Bidding was very different for The Pixel. It too started at $50, then moved to $5,555, then hopped up to $25,000, and eventually made its way, on the first day, to $1,111,333, where it also languished during the second day.
But with less than a minute left in the auction, a bidding war erupted between the collector Eric Young and someone with the username 33. For more than an hour (successful bids reset the auction countdown to five minutes) the price crept up in small increments until Young placed the winning bid, for $1,355,555. “One. Single. Pixel.” tweeted Pak after the sale.

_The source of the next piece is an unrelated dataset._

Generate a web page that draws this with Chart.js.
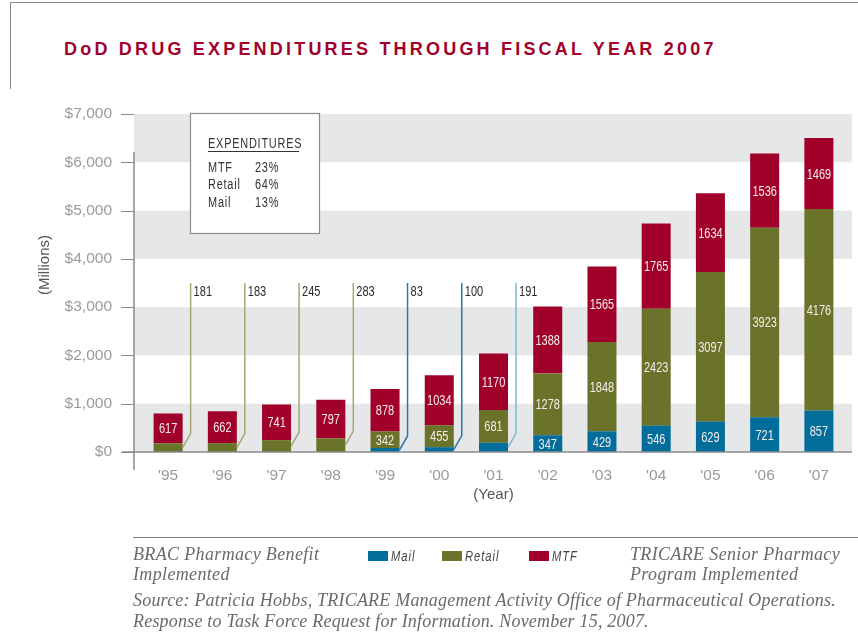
<!DOCTYPE html>
<html>
<head>
<meta charset="utf-8">
<title>DoD Drug Expenditures Through Fiscal Year 2007</title>
<script src="https://cdn.jsdelivr.net/npm/chart.js@4.4.1/dist/chart.umd.min.js"></script>
<style>
  html, body { margin: 0; padding: 0; background: #fff; }
  #wrap { position: relative; width: 858px; height: 634px; overflow: hidden; }
  #frame {
    position: absolute; left: 10px; top: 2px; width: 848px; height: 86px;
    border-top: 1.5px solid #8a8a8a; border-left: 1.5px solid #8a8a8a;
  }
  #title {
    position: absolute; left: 64px; top: 39px; line-height: 20px;
    font: bold 18px 'Liberation Sans', Arial, sans-serif;
    letter-spacing: 3.2px; color: #a1002b; white-space: nowrap;
  }
  canvas { position: absolute; left: 0; top: 0; }
  #rule { position: absolute; left: 133px; top: 537px; width: 725px; border-top: 1.5px solid #7a7a7a; }
  .note {
    position: absolute; white-space: nowrap; color: #6a6a6a;
    font: italic 18px 'Liberation Serif', 'Times New Roman', serif;
    letter-spacing: 0.35px;
  }
  #brac { left: 133px; top: 545px; line-height: 19.5px; }
  #senior { left: 630px; top: 545px; line-height: 19.5px; }
  #source { left: 133px; top: 590px; line-height: 21px; letter-spacing: 0.2px; }
  #legend { position: absolute; left: 368px; top: 548px; display: flex; align-items: center; height: 16px; }
  #legend .item { display: flex; align-items: center; margin-right: 21px; }
  #legend .swatch { width: 20px; height: 10px; margin-right: 3px; }
  #legend .text {
    display: inline-block; font: italic 14px 'Liberation Sans', Arial, sans-serif;
    letter-spacing: 1.2px; color: #444; transform: scaleX(0.8); transform-origin: left center;
  }
</style>
</head>
<body>
<div id="wrap">
  <div id="frame"></div>
  <div id="title">DoD DRUG EXPENDITURES THROUGH FISCAL YEAR 2007</div>
  <canvas id="drugChart" width="858" height="634"></canvas>
  <div id="rule"></div>
  <div class="note" id="brac">BRAC Pharmacy Benefit<br>Implemented</div>
  <div id="legend"></div>
  <div class="note" id="senior">TRICARE Senior Pharmacy<br>Program Implemented</div>
  <div class="note" id="source">Source: Patricia Hobbs, TRICARE Management Activity Office of Pharmaceutical Operations.<br>Response to Task Force Request for Information. November 15, 2007.</div>
</div>
<script>
// fiscal years and spending by channel ($ millions)
const years = ["'95", "'96", "'97", "'98", "'99", "'00", "'01", "'02", "'03", "'04", "'05", "'06", "'07"];
const mail = [0, 0, 0, 0, 83, 100, 191, 347, 429, 546, 629, 721, 857];
const retail = [181, 183, 245, 283, 342, 455, 681, 1278, 1848, 2423, 3097, 3923, 4176];
const mtf = [617, 662, 741, 797, 878, 1034, 1170, 1388, 1565, 1765, 1634, 1536, 1469];

// y axis ticks
const yTicks = [0, 1000, 2000, 3000, 4000, 5000, 6000, 7000];

// small segments get a leader line instead of an inside label
const calloutYears = ["'95", "'96", "'97", "'98", "'99", "'00", "'01"];
const calloutSeries = ['Retail', 'Retail', 'Retail', 'Retail', 'Mail', 'Mail', 'Mail'];
const calloutColors = ['#a3a970', '#a3a970', '#a3a970', '#a3a970', '#2a78a8', '#2a78a8', '#7fb6d6'];
const calloutTop = 3500;

// share of spending box
const shareNames = ['MTF', 'Retail', 'Mail'];
const sharePct = [23, 64, 13];

const colors = { Mail: '#006d9b', Retail: '#6a7329', MTF: '#a1002b' };
const narrow = "'Liberation Sans', Arial, sans-serif";

// draw condensed text by squeezing the context horizontally
function narrowText(ctx, text, x, y, size, align, squeeze) {
  ctx.save();
  ctx.font = size + 'px ' + narrow;
  ctx.textAlign = align;
  ctx.textBaseline = 'middle';
  ctx.translate(x, y);
  ctx.scale(squeeze, 1);
  ctx.fillText(text, 0, 0);
  ctx.restore();
}

const decor = {
  id: 'decor',
  beforeDatasetsDraw(chart) {
    const { ctx, chartArea, scales: { y } } = chart;
    const left = chartArea.left - 7, right = chartArea.right + 6;
    ctx.save();
    ctx.fillStyle = '#e6e7e9';
    for (let v = 0; v < 7000; v += 2000) {
      const top = y.getPixelForValue(v + 1000), bot = y.getPixelForValue(v);
      ctx.fillRect(left, top, right - left, bot - top);
    }
    ctx.restore();
  },
  afterDatasetsDraw(chart) {
    const { ctx, chartArea, scales: { x, y } } = chart;
    const axisX = chartArea.left - 7;
    ctx.save();

    // axis lines and tick marks
    ctx.strokeStyle = '#8a8a8a';
    ctx.lineWidth = 1.5;
    ctx.beginPath();
    ctx.moveTo(axisX - 12, chartArea.bottom);
    ctx.lineTo(chartArea.right + 6, chartArea.bottom);
    ctx.moveTo(axisX, chartArea.top + 38);
    ctx.lineTo(axisX, chartArea.bottom + 18);
    ctx.stroke();
    ctx.lineWidth = 1.2;
    ctx.beginPath();
    y.ticks.forEach(t => {
      const py = Math.round(y.getPixelForValue(t.value)) + 0.5;
      ctx.moveTo(axisX - 13, py);
      ctx.lineTo(axisX, py);
    });
    ctx.stroke();

    // y axis title
    ctx.save();
    ctx.translate(45, 265);
    ctx.rotate(-Math.PI / 2);
    ctx.fillStyle = '#555';
    ctx.font = '15px ' + narrow;
    ctx.textAlign = 'center';
    ctx.textBaseline = 'middle';
    ctx.fillText('(Millions)', 0, 0);
    ctx.restore();

    // values inside the stacked segments
    const called = {};
    calloutYears.forEach((yr, k) => { called[calloutSeries[k] + yr] = k; });
    ctx.fillStyle = '#f4ecec';
    chart.data.datasets.forEach((ds, di) => {
      const meta = chart.getDatasetMeta(di);
      meta.data.forEach((bar, i) => {
        const v = ds.data[i];
        if (!v || (ds.label + years[i]) in called) return;
        narrowText(ctx, String(v), bar.x, (bar.y + bar.base) / 2 + 1, 14.5, 'center', 0.76);
      });
    });

    // leader lines for the thin segments
    calloutYears.forEach((yr, k) => {
      const di = chart.data.datasets.findIndex(d => d.label === calloutSeries[k]);
      const i = years.indexOf(yr);
      const bar = chart.getDatasetMeta(di).data[i];
      const edge = bar.x + bar.width / 2;
      const mid = (bar.y + bar.base) / 2;
      const vx = edge + 8;
      const top = y.getPixelForValue(calloutTop);
      ctx.strokeStyle = calloutColors[k];
      ctx.lineWidth = 1.5;
      ctx.beginPath();
      ctx.moveTo(edge, mid);
      ctx.lineTo(vx, mid - 14);
      ctx.lineTo(vx, top);
      ctx.stroke();
      ctx.fillStyle = '#2a2a2a';
      narrowText(ctx, String(chart.data.datasets[di].data[i]), vx + 3, top + 9, 14.5, 'left', 0.76);
    });

    // expenditure share box
    const bx = 190, by = 113, bw = 129, bh = 120;
    ctx.fillStyle = '#fff';
    ctx.fillRect(bx, by, bw, bh);
    ctx.strokeStyle = '#8c8c8c';
    ctx.lineWidth = 1.2;
    ctx.strokeRect(bx + 0.5, by + 0.5, bw, bh);
    ctx.fillStyle = '#333';
    ctx.letterSpacing = '1px';
    narrowText(ctx, 'EXPENDITURES', bx + 18, by + 31, 14, 'left', 0.78);
    ctx.fillRect(bx + 18, by + 38, 91, 1);
    shareNames.forEach((n, k) => {
      const ry = by + 55 + k * 17.5;
      narrowText(ctx, n, bx + 18, ry, 14, 'left', 0.78);
      narrowText(ctx, sharePct[k] + '%', bx + 65, ry, 14, 'left', 0.78);
    });
    ctx.restore();
  }
};

const chart = new Chart(document.getElementById('drugChart'), {
  type: 'bar',
  data: {
    labels: years,
    datasets: [
      { label: 'Mail', data: mail, backgroundColor: colors.Mail },
      { label: 'Retail', data: retail, backgroundColor: colors.Retail },
      { label: 'MTF', data: mtf, backgroundColor: colors.MTF }
    ]
  },
  options: {
    responsive: false,
    animation: false,
    devicePixelRatio: 1,
    layout: { padding: { top: 114, right: 12, bottom: 130, left: 0 } },
    datasets: { bar: { barPercentage: 0.535, categoryPercentage: 1, borderWidth: 0 } },
    plugins: { legend: { display: false }, tooltip: { enabled: false } },
    scales: {
      x: {
        stacked: true,
        offset: true,
        grid: { display: false, drawTicks: false },
        border: { display: false },
        ticks: { color: '#9a9a9a', font: { family: narrow, size: 15.5 }, padding: 14 },
        title: { display: true, text: '(Year)', color: '#555', font: { family: narrow, size: 15 }, padding: 0 },
        afterFit(scale) { scale.height = 52; }
      },
      y: {
        stacked: true,
        min: 0,
        max: 7000,
        grid: { display: false, drawTicks: false },
        border: { display: false },
        afterBuildTicks(scale) { scale.ticks = yTicks.map(v => ({ value: v })); },
        ticks: {
          color: '#9a9a9a',
          font: { family: narrow, size: 15.5 },
          padding: 29,
          callback: v => '$' + v.toLocaleString('en-US')
        },
        afterFit(scale) { scale.width = 141; }
      }
    }
  },
  plugins: [decor]
});

// legend row built from the datasets
const legend = document.getElementById('legend');
chart.data.datasets.forEach(ds => {
  const item = document.createElement('div');
  item.className = 'item';
  const sw = document.createElement('span');
  sw.className = 'swatch';
  sw.style.background = ds.backgroundColor;
  const tx = document.createElement('span');
  tx.className = 'text';
  tx.textContent = ds.label;
  item.appendChild(sw);
  item.appendChild(tx);
  legend.appendChild(item);
});
</script>
</body>
</html>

Pak's Biggest Booster Is Pak
Throughout the sale, Pak was commenting on the bidding almost like a sportscaster, using various collector's usernames to create a horse-race like atmosphere. One tweet read “And @pablorfraile comes in defending the tiny pixel.” followed soon after by another, “In the meantime @illestrater_ takes position for The Switch and @etyoung shows his blade for The Pixel.”
Pak also aggressively hyped the sale, re-tweeting fan testimonials (“@muratpak is Digital Da Vinci” and “What @muratpak is doing is historic and goes beyond NFTs” are two representative samples) and a YouTube video where the speaker implores viewers, “Please, do yourself and the NFT community a favor and get yourself a Cube.” Even Paris Hilton chimed in, using the #PakWasHere hashtag in a presumable attempt to win the “Influencer” NFT.
This was not, in other words, a traditional auction where the artist stays above the fray. But then again, digital art attached to NFTs is not typical art.
For starters, Pak consigned the work to Sotheby's and Nifty Gateway, meaning the artist would directly reap the proceeds of the sale. And then there's the fact that NFTs are designed to give the artist a kickback every time the work sells on the secondary market, making the sale's incentives—most notably, the one where whoever spends the most on the secondary market gets a “free” NFT—gifts that keep on giving.
And that is at least partially what makes NFTs so unique: it doesn't matter if you're giving or getting, as long as the market rises, everyone wins.